1P → 1C: Single Producer, Single Consumer
Throughput Latency p50 Latency p99
───────────────────────────────────────────────────────────
ArrayBlockingQueue 4.8M ops/s 185 ns 1,400 ns
Disruptor (lock) 8.2M ops/s 98 ns 420 ns
Disruptor (wait) 24.1M ops/s 38 ns 62 ns
Disruptor (spin) 51.7M ops/s 18 ns 24 ns
Disruptor variants:
- lock: uses a lock-based strategy (comparable to ABQ approach)
- wait:
YieldingWaitStrategy— yields to the OS scheduler after a spin count - spin:
BusySpinWaitStrategy— pure spin, consumes a full CPU core
At 1P/1C, even the Disruptor with yielding is 5× faster than ABQ. With busy-spin, 10×. The gain comes from:
- No lock acquisition on the fast path (single producer = no CAS needed)
- No condition variable signalling (spin instead of park/unpark)
- Better cache layout — the ring buffer’s sequence is a single cache-line-aligned
long
3P → 1C: Multiple Producers, Single Consumer
Throughput Latency p50 Latency p99
───────────────────────────────────────────────────────────
ArrayBlockingQueue 3.1M ops/s 310 ns 4,200 ns
Disruptor (MP) 14.8M ops/s 61 ns 190 ns
ABQ degrades more under producer contention than the Disruptor.

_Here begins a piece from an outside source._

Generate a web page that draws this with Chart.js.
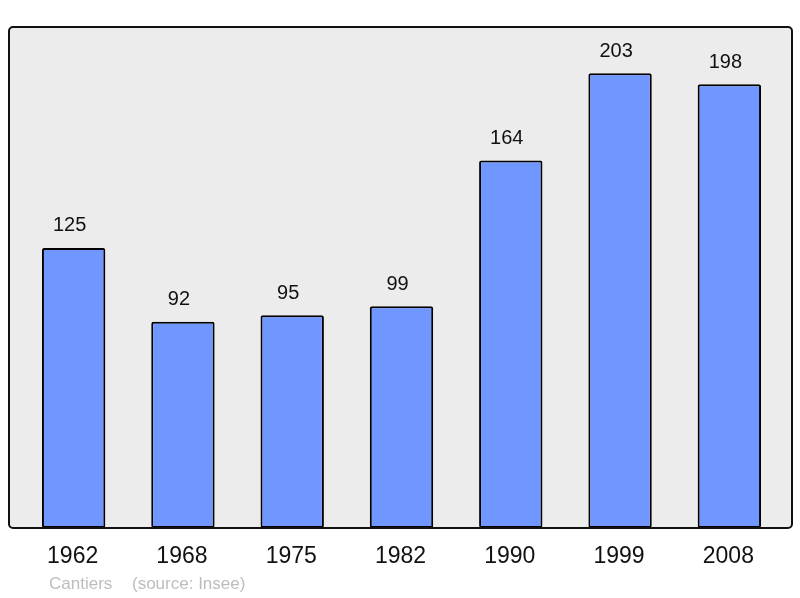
<!DOCTYPE html>
<html>
<head>
<meta charset="utf-8">
<script src="https://cdn.jsdelivr.net/npm/chart.js@4"></script>
<style>
  html, body { margin: 0; padding: 0; background: #fff; }
  #wrap { width: 800px; height: 598px; }
</style>
</head>
<body>
<div id="wrap"><canvas id="popChart"></canvas></div>
<script>
const years = ["1962", "1968", "1975", "1982", "1990", "1999", "2008"];
const population = [125, 92, 95, 99, 164, 203, 198];
const townName = "Cantiers";
const sourceNote = "(source: Insee)";

// frame, value labels, year labels and footer
const decor = {
  id: "decor",
  beforeDraw(chart) {
    const c = chart.ctx;
    c.save();
    c.beginPath();
    c.roundRect(9, 27, 783, 501, 4);
    c.fillStyle = "#ececec";
    c.fill();
    c.restore();
  },
  afterDraw(chart) {
    const c = chart.ctx;
    const x = chart.scales.x, y = chart.scales.y;
    c.save();
    c.beginPath();
    c.roundRect(9, 27, 783, 501, 4);
    c.lineWidth = 2;
    c.strokeStyle = "#111";
    c.stroke();

    c.fillStyle = "#111";
    c.textAlign = "center";
    c.textBaseline = "middle";
    c.font = "20px 'Liberation Sans', Arial, sans-serif";
    population.forEach((v, i) => {
      c.fillText(String(v), x.getPixelForValue(i) - 4, y.getPixelForValue(v) - 22);
    });

    c.font = "23px 'Liberation Sans', Arial, sans-serif";
    years.forEach((yr, i) => {
      c.fillText(yr, x.getPixelForValue(i) - 1, 557);
    });

    c.fillStyle = "#bdbdbd";
    c.textAlign = "left";
    c.font = "17px 'Liberation Sans', Arial, sans-serif";
    c.fillText(townName, 49, 584);
    c.fillText(sourceNote, 132, 584);
    c.restore();
  }
};

new Chart(document.getElementById("popChart"), {
  type: "bar",
  data: {
    labels: years,
    datasets: [{
      data: population,
      backgroundColor: "#7097ff",
      borderColor: "#000",
      borderWidth: 2,
      borderRadius: 2,
      borderSkipped: false,
      categoryPercentage: 0.58,
      barPercentage: 1
    }]
  },
  options: {
    responsive: true,
    maintainAspectRatio: false,
    animation: false,
    layout: { padding: { left: 19, right: 16, top: 27, bottom: 70 } },
    plugins: { legend: { display: false }, tooltip: { enabled: false } },
    scales: {
      x: { display: false },
      y: { display: false, min: 0, max: 223.6 }
    }
  },
  plugins: [decor]
});
</script>
</body>
</html>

Why:
- ABQ uses a single
ReentrantLockprotecting both the head and tail. Three producers all contend on the same lock — only one can publish at a time. - The Disruptor’s multi-producer sequencer uses a CAS on the claim sequence. CAS under contention degrades, but faster than a mutex because there’s no kernel transition on the uncontended path.
The p99 is the telling number: 4.2µs for ABQ vs. 190ns for Disruptor. That’s the lock contention tail — when all three producers arrive simultaneously, two wait while one publishes, and the wait involves a context switch.

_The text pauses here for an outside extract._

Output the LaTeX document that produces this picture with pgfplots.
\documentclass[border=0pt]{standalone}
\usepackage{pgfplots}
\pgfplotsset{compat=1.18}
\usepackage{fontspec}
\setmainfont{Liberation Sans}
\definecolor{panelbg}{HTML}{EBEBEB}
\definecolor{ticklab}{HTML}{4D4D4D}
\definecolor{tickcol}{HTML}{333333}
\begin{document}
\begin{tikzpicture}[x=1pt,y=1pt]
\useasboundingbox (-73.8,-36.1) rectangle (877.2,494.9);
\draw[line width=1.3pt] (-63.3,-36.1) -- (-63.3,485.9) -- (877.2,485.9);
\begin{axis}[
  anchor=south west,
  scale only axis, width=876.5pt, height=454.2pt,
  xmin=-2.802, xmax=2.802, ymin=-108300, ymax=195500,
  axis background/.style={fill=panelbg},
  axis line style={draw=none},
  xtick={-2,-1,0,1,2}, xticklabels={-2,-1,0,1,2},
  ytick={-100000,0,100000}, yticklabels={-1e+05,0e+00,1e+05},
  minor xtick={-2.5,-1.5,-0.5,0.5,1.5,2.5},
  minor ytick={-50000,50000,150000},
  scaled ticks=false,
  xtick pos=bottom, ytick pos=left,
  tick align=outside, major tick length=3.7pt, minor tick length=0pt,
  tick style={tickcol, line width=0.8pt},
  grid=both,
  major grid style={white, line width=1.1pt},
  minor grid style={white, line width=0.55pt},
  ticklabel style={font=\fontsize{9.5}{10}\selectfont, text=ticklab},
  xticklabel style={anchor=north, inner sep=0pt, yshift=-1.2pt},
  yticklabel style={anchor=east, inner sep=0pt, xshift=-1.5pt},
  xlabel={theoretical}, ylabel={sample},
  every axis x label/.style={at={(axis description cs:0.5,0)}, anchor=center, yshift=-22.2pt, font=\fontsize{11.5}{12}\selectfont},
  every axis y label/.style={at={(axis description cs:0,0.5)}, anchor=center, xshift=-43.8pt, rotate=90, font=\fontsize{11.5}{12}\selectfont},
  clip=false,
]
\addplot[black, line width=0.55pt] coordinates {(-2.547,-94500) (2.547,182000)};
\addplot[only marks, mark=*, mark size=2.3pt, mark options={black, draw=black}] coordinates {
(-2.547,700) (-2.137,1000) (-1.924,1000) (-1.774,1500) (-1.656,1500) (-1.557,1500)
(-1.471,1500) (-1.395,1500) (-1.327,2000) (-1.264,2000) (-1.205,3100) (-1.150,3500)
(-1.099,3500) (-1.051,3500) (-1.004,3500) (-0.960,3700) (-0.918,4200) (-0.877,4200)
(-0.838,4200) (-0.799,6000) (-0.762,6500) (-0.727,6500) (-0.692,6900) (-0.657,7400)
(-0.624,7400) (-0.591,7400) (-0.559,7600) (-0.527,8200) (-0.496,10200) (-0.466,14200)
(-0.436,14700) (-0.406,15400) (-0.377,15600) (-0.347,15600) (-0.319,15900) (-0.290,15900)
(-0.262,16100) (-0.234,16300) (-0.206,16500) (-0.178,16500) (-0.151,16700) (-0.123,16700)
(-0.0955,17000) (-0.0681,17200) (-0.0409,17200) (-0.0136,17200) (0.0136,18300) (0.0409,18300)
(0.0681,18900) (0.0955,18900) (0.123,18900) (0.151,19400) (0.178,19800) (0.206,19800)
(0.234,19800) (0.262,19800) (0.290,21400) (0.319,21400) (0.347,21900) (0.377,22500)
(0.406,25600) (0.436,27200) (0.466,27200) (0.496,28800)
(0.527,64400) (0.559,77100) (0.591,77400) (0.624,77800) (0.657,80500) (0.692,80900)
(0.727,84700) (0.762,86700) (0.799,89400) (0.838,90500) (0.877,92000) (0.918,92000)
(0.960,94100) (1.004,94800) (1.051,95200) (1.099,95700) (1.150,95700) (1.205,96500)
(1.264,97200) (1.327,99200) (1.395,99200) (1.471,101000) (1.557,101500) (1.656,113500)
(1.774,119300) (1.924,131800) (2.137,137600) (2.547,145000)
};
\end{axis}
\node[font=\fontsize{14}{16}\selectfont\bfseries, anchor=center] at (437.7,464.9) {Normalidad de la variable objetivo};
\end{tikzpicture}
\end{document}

1P → 3C: Single Producer, Multiple Consumers
This is the fan-out pattern — one event published to three independent consumers in parallel.

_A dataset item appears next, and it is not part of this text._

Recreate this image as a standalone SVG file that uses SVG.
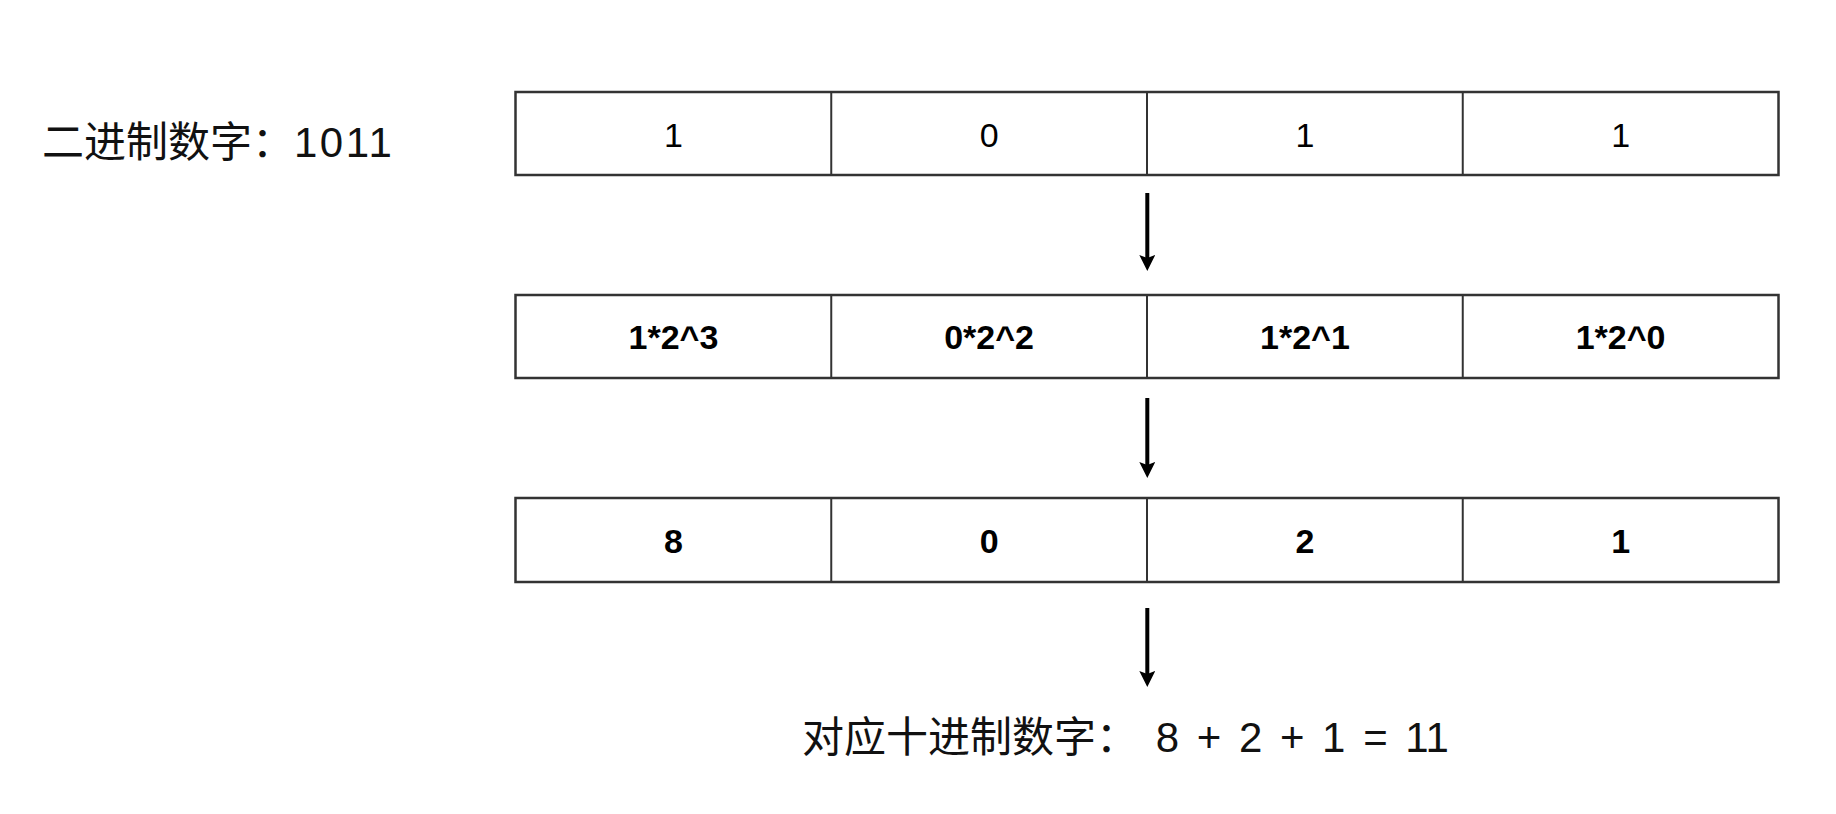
<svg xmlns="http://www.w3.org/2000/svg" width="1836" height="814" viewBox="0 0 1836 814">
  <style>
    .frame { fill: #ffffff; stroke: #333333; stroke-width: 2.5; }
    .div { stroke: #333333; stroke-width: 2; }
    .cell { font-family: "Liberation Sans", Arial, sans-serif; font-size: 34px; fill: #000000; text-anchor: middle; }
    .bold { font-weight: bold; }
    .label { font-family: "Liberation Sans", "Noto Sans CJK SC", sans-serif; font-size: 42px; fill: #111111; }
    .arrow { stroke: #000000; stroke-width: 4; fill: none; marker-end: url(#head); }
  </style>
  <defs>
    <marker id="head" markerUnits="userSpaceOnUse" markerWidth="16" markerHeight="16" viewBox="0 0 16 16" refX="10" refY="8" orient="auto">
      <path d="M0,0 L16,8 L0,16 L3,8 Z" fill="#000000"/>
    </marker>
  </defs>
  <rect width="1836" height="814" fill="#ffffff"/>

  <g id="label-binary">
    <text class="label" x="42" y="157">二进制数字：<tspan style="letter-spacing:2.5px">1011</tspan></text>
  </g>

  <g id="row-bits">
    <rect class="frame" x="515.5" y="92" width="1263" height="83"/>
    <line class="div" x1="831.25" y1="92" x2="831.25" y2="175"/>
    <line class="div" x1="1147" y1="92" x2="1147" y2="175"/>
    <line class="div" x1="1462.75" y1="92" x2="1462.75" y2="175"/>
    <text class="cell" x="673.4" y="146.5">1</text>
    <text class="cell" x="989.1" y="146.5">0</text>
    <text class="cell" x="1304.9" y="146.5">1</text>
    <text class="cell" x="1620.6" y="146.5">1</text>
  </g>

  <g id="row-powers">
    <rect class="frame" x="515.5" y="295" width="1263" height="83"/>
    <line class="div" x1="831.25" y1="295" x2="831.25" y2="378"/>
    <line class="div" x1="1147" y1="295" x2="1147" y2="378"/>
    <line class="div" x1="1462.75" y1="295" x2="1462.75" y2="378"/>
    <text class="cell bold" x="673.4" y="349">1*2^3</text>
    <text class="cell bold" x="989.1" y="349">0*2^2</text>
    <text class="cell bold" x="1304.9" y="349">1*2^1</text>
    <text class="cell bold" x="1620.6" y="349">1*2^0</text>
  </g>

  <g id="row-values">
    <rect class="frame" x="515.5" y="498" width="1263" height="84"/>
    <line class="div" x1="831.25" y1="498" x2="831.25" y2="582"/>
    <line class="div" x1="1147" y1="498" x2="1147" y2="582"/>
    <line class="div" x1="1462.75" y1="498" x2="1462.75" y2="582"/>
    <text class="cell bold" x="673.4" y="553">8</text>
    <text class="cell bold" x="989.1" y="553">0</text>
    <text class="cell bold" x="1304.9" y="553">2</text>
    <text class="cell bold" x="1620.6" y="553">1</text>
  </g>

  <g id="label-decimal">
    <text class="label" x="802" y="752" style="word-spacing:6px">对应十进制数字： 8 + 2 + 1 = 11</text>
  </g>

  <g id="connectors">
    <line class="arrow" x1="1147.3" y1="193" x2="1147.3" y2="265"/>
    <line class="arrow" x1="1147.3" y1="398" x2="1147.3" y2="472"/>
    <line class="arrow" x1="1147.3" y1="608" x2="1147.3" y2="681"/>
  </g>
</svg>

Throughput Latency (producer to all consumers done)
──────────────────────────────────────────────────────────────────────────
3× ABQ 1.6M ops/s 580 ns
Disruptor barrier 22.3M ops/s 43 ns
The “3× ABQ” approach means the producer puts the event into three separate queues. Three consumers each drain their own queue. This requires copying the reference three times and synchronising on three queues.
The Disruptor’s SequenceBarrier allows multiple consumers to each independently track their read position on the same ring buffer. The producer publishes once; each consumer reads independently. No copying, no duplication.
The throughput difference here (14×) is dominated by:
- One publish vs. three synchronized puts
- One ring buffer (stays in cache) vs. three ring buffers (evict each other)
Where ABQ Wins
This benchmarking exercise would be dishonest without noting where ABQ is the right choice:
Simplicity: ABQ is two lines to set up. The Disruptor requires a RingBuffer, a WaitStrategy, at least one EventFactory, and a BatchEventProcessor per consumer. The setup is verbose and the error surface is larger.
Blocking is acceptable: ABQ’s blocking semantics are often exactly what you want. A background worker that processes jobs when they arrive and sleeps otherwise should use ABQ. Using a busy-spin Disruptor for a job queue that processes 10 events/minute wastes a CPU core for no reason.
Backpressure: ABQ.put() blocks the producer when full, which is correct backpressure behaviour for many use cases. The Disruptor can drop events or spin if the ring buffer fills — you need to handle this explicitly.
Short-lived queues: If the queue exists for the lifetime of a request (not a long-lived service pipeline), the setup overhead of the Disruptor is not amortised.
The Summary
Use case Recommendation
──────────────────────────────────────────────────────────────────
Background work queue, occasional use ArrayBlockingQueue
High-throughput, latency-sensitive Disruptor
Multiple producers, shared queue Disruptor (CAS vs. lock)
Fan-out to multiple consumers Disruptor (shared ring buffer)
Simple task scheduling ArrayBlockingQueue
Sub-microsecond latency required Disruptor + busy-spin + CPU affinity
The Disruptor is not “always better.” It’s better when throughput and latency under contention are the primary constraints and when you’re willing to pay the setup complexity and CPU cost.
For the market data normalisation pipeline at the trading firm, those conditions held. For the internal audit log, they didn’t — we used ABQ and it was fine.